Over the weekend, the parachute club celebrated its 50-year anniversary. Members held a three-day skydiving event (they call it a “boogie”) at the Abilene Municipal Airport in Abilene, Kansas. Current and alumni club members joined skydiving enthusiasts from around Kansas, Nebraska and Missouri in taking the plunge from a Short SC.7 Skyvan at 13,500 feet above Kansas.

Jesse Magana, 1990 alumnus in business management who made his first jump in 1987, said the club was started back in 1964 when a group of K-State students decided they wanted to learn to skydive. However, they didn’t know how to go about it and ended up collaborating with skydivers at Fort Riley. The partnership persists to this day — although now it’s the parachute club that trains soldiers in sport skydiving.

Magana said that for a long time, the club didn’t have a home and jumped wherever they could, including Herrington, Hutchison or Topeka. It wasn’t until the early ’80s when a professor named Bill Dawes got involved and bought a plane for the club to use and gave them a home in Wamego. The club has since bought their own plane, a Cessna 182, and moved to Abilene.

“We are really the one collegiate skydiving drop zone that owns and operates their own airplane and equipment,” Magana said. “A lot of college clubs are associated with a commercial drop zone. We’re basically college run, with the assistance of alumni, like me, that are local.”

Magana said alumni assistance and students teaching students is the way the club has survived.

“The way we try to do it over the years, if you get someone to start skydiving when they’re a freshman or sophomore and they can get enough jumps to become an instructor … and if you get someone that can stick around for a few years, they can pay it forward,” Magana said.

Although the culture of the club has always remained the same, skydiving itself has changed.

Ed Goff, 1989 alumnus in electrical engineering technology who made his first jump in 1982, first learned to skydive they were still using the military style round chutes.

“The landings were very brutal,” he said. “You spend half your class learning how to do that landing, where you hit and roll and try to distribute the impact over the fleshy parts of your body instead of the bony parts.”

But even while Goff was at K-State, the sport was still evolving and soon jumpers transitioned to using the now very-recognizable, rectangular chutes. According to Goff, deaths in skydiving used to be from gear malfunction. Nowadays, the gear is extremely reliable and deaths are usually operator error or jumpers that are pushing the limits and challenging themselves.

“In the beginning I used to worry about my gear screwing up,” Goff said. “But now I worry about me screwing up.”

Even K-State’s reception of the parachute club has changed. Goff and Michael Smith, a 1988 architecture alumnus who jumped for the first time in 1983, said they remember when they made a jump into the football stadium before a game.

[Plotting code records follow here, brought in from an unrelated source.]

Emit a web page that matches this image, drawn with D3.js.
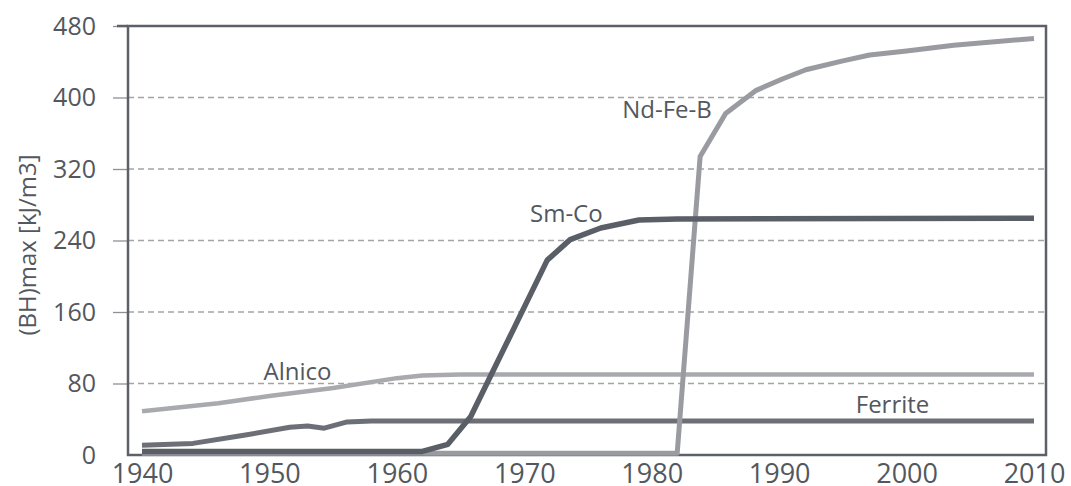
<!DOCTYPE html>
<html>
<head>
<meta charset="utf-8">
<script src="https://cdn.jsdelivr.net/npm/d3@7"></script>
<style>
  body { margin: 0; background: #fff; }
  text { font-family: "Open Sans", "Noto Sans", sans-serif; fill: #53575e; }
</style>
</head>
<body>
<script>
// values
const alnicoYears = [1940, 1946, 1950, 1955, 1960, 1962, 1965, 2010];
const alnicoValues = [49, 58, 66, 75, 86, 89, 90, 90];

const ferriteYears = [1940, 1944, 1948, 1951.6, 1953, 1954.3, 1956.1, 1958, 2010];
const ferriteValues = [11, 13, 22, 31, 32.5, 30, 37, 38, 38];

const smcoYears = [1940, 1962, 1964, 1965.8, 1971.8, 1973.6, 1976, 1979, 1982, 2010];
const smcoValues = [4, 4, 12, 43, 218, 241, 254, 263, 264, 265];

const ndfebYears = [1940, 1982, 1983.8, 1985.8, 1988.2, 1990.3, 1992.1, 1995, 1997.1, 2000, 2003.7, 2010];
const ndfebValues = [2, 2, 334, 382, 408, 421, 431, 441, 447.5, 452, 458.5, 466];

const yTicks = [0, 80, 160, 240, 320, 400, 480];
const xTicks = [1940, 1950, 1960, 1970, 1980, 1990, 2000, 2010];

// label anchor in data units
const seriesLabels = [
  { name: "Nd-Fe-B", year: 1981.2, value: 377 },
  { name: "Sm-Co", year: 1973.3, value: 261 },
  { name: "Alnico", year: 1952.2, value: 84 },
  { name: "Ferrite", year: 1998.9, value: 47 }
];

const width = 1071;
const height = 486;
const plotLeft = 128, plotRight = 1046, plotTop = 26, plotBottom = 455;

const svg = d3.select("body").append("svg")
  .attr("width", width)
  .attr("height", height);

const xScale = d3.scaleLinear().domain([1940, 2010]).range([142, 1034]);
const yScale = d3.scaleLinear().domain([0, 480]).range([plotBottom, plotTop]);

// dashed grid
svg.append("g")
  .selectAll("line")
  .data(yTicks.filter(d => d > 0 && d < 480))
  .join("line")
  .attr("x1", plotLeft)
  .attr("x2", plotRight)
  .attr("y1", d => yScale(d))
  .attr("y2", d => yScale(d))
  .attr("stroke", "#a3a4a8")
  .attr("stroke-width", 1.3)
  .attr("stroke-dasharray", "6,4");

// y axis
const yAxis = d3.axisLeft(yScale).tickValues(yTicks).tickSize(15).tickPadding(17);
const yg = svg.append("g")
  .attr("transform", "translate(" + plotLeft + ",0)")
  .call(yAxis);
yg.select(".domain").remove();
yg.selectAll(".tick line").attr("stroke", "#8e9095").attr("stroke-width", 1.3)
  .attr("display", d => d === 0 ? "none" : null);
yg.selectAll(".tick text")
  .attr("font-size", 25)
  .attr("font-family", "'Open Sans', sans-serif")
  .attr("fill", "#53575e");

// x axis
const xAxis = d3.axisBottom(xScale).tickValues(xTicks).tickFormat(d3.format("d")).tickSize(0).tickPadding(9);
const xg = svg.append("g")
  .attr("transform", "translate(0," + plotBottom + ")")
  .call(xAxis);
xg.select(".domain").remove();
xg.selectAll(".tick text")
  .attr("font-size", 27)
  .attr("font-family", "'Open Sans', sans-serif")
  .attr("fill", "#53575e");

// frame
svg.append("rect")
  .attr("x", plotLeft)
  .attr("y", plotTop)
  .attr("width", plotRight - plotLeft)
  .attr("height", plotBottom - plotTop)
  .attr("fill", "none")
  .attr("stroke", "#5d6068")
  .attr("stroke-width", 2.5);
svg.append("line")
  .attr("x1", 117).attr("x2", plotLeft)
  .attr("y1", plotTop).attr("y2", plotTop)
  .attr("stroke", "#5d6068")
  .attr("stroke-width", 2.5);

// lines
const line = d3.line()
  .x(d => xScale(d[0]))
  .y(d => yScale(d[1]));

const series = [
  { years: alnicoYears, values: alnicoValues, color: "#a9aaae", w: 4.5 },
  { years: ferriteYears, values: ferriteValues, color: "#6c6f76", w: 5 },
  { years: ndfebYears, values: ndfebValues, color: "#9a9ba0", w: 5 },
  { years: smcoYears, values: smcoValues, color: "#5a5e66", w: 5.5 }
];

svg.append("g")
  .selectAll("path")
  .data(series)
  .join("path")
  .attr("d", s => line(s.years.map((y, i) => [y, s.values[i]])))
  .attr("fill", "none")
  .attr("stroke", s => s.color)
  .attr("stroke-width", s => s.w)
  .attr("stroke-linejoin", "round");

// series names
svg.append("g")
  .selectAll("text")
  .data(seriesLabels)
  .join("text")
  .attr("x", d => xScale(d.year))
  .attr("y", d => yScale(d.value))
  .attr("text-anchor", "middle")
  .attr("font-size", 24)
  .text(d => d.name);

// axis title
svg.append("text")
  .attr("transform", "translate(36,245) rotate(-90)")
  .attr("text-anchor", "middle")
  .attr("font-size", 24)
  .text("(BH)max [kJ/m3]");
</script>
</body>
</html>
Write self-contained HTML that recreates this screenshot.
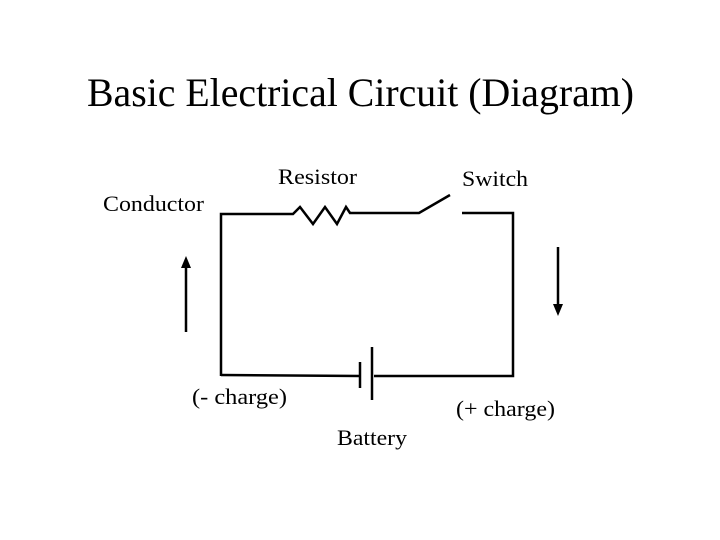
<!DOCTYPE html>
<html><head><style>
html,body{margin:0;padding:0;background:#fff;}
svg{display:block;}
text{font-family:"Liberation Serif",serif;fill:#000;}
</style></head><body>
<svg width="720" height="540" viewBox="0 0 720 540">
<text x="87" y="106" font-size="40" textLength="547" lengthAdjust="spacingAndGlyphs">Basic Electrical Circuit (Diagram)</text>
<text x="278" y="184" font-size="22" textLength="79" lengthAdjust="spacingAndGlyphs">Resistor</text>
<text x="462" y="186" font-size="22" textLength="66" lengthAdjust="spacingAndGlyphs">Switch</text>
<text x="103" y="211" font-size="22" textLength="101" lengthAdjust="spacingAndGlyphs">Conductor</text>
<text x="192" y="404" font-size="22" textLength="95" lengthAdjust="spacingAndGlyphs">(- charge)</text>
<text x="456" y="416" font-size="22" textLength="99" lengthAdjust="spacingAndGlyphs">(+ charge)</text>
<text x="337" y="445" font-size="22" textLength="70" lengthAdjust="spacingAndGlyphs">Battery</text>
<g stroke="#000" stroke-width="2.5" fill="none">
<polyline points="221,376 221,214 293,214 300,207 313,224 325,207 337,224 346,207 350,213 419,213 450,195"/>
<polyline points="462,213 513,213 513,376 374,376"/>
<line x1="221" y1="375" x2="360" y2="376"/>
<line x1="360" y1="362" x2="360" y2="388"/>
<line x1="372" y1="347" x2="372" y2="400"/>
<line x1="186" y1="332" x2="186" y2="266"/>
<line x1="558" y1="247" x2="558" y2="306"/>
</g>
<polygon points="186,256 181,268 191,268" fill="#000"/>
<polygon points="558,316 553,304 563,304" fill="#000"/>
</svg>
</body></html>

But Smith said those big moments are not what stands out to him. It was the everyday jumps and the skydiving community at K-State that he remembers most.

“We were all in different majors and there’s no way I would have met each if not through skydiving,” Smith said. “I don’t keep in touch with anyone from my major or K-State – it’s these guys that I’m still friends with. There’s lots of moments, like jumping into the stadium, that were just fantastic; that we’ll always remember. But it was overall just looking forward to the weekend, getting your homework done so you could go out skydiving.”

The 50th anniversary is a mile-marker for the club, but Loadholt said he hopes to see the club grow even more in coming years.

“I hope to see the club get bigger,” Loadholt said. “Maybe a bigger plane, or a boogie every year, and more members. To me skydiving is a lifestyle … and at the end of the day we’re just like a family.”

Editor’s note: The story was updated at 7:25 p.m. to reflect updated information.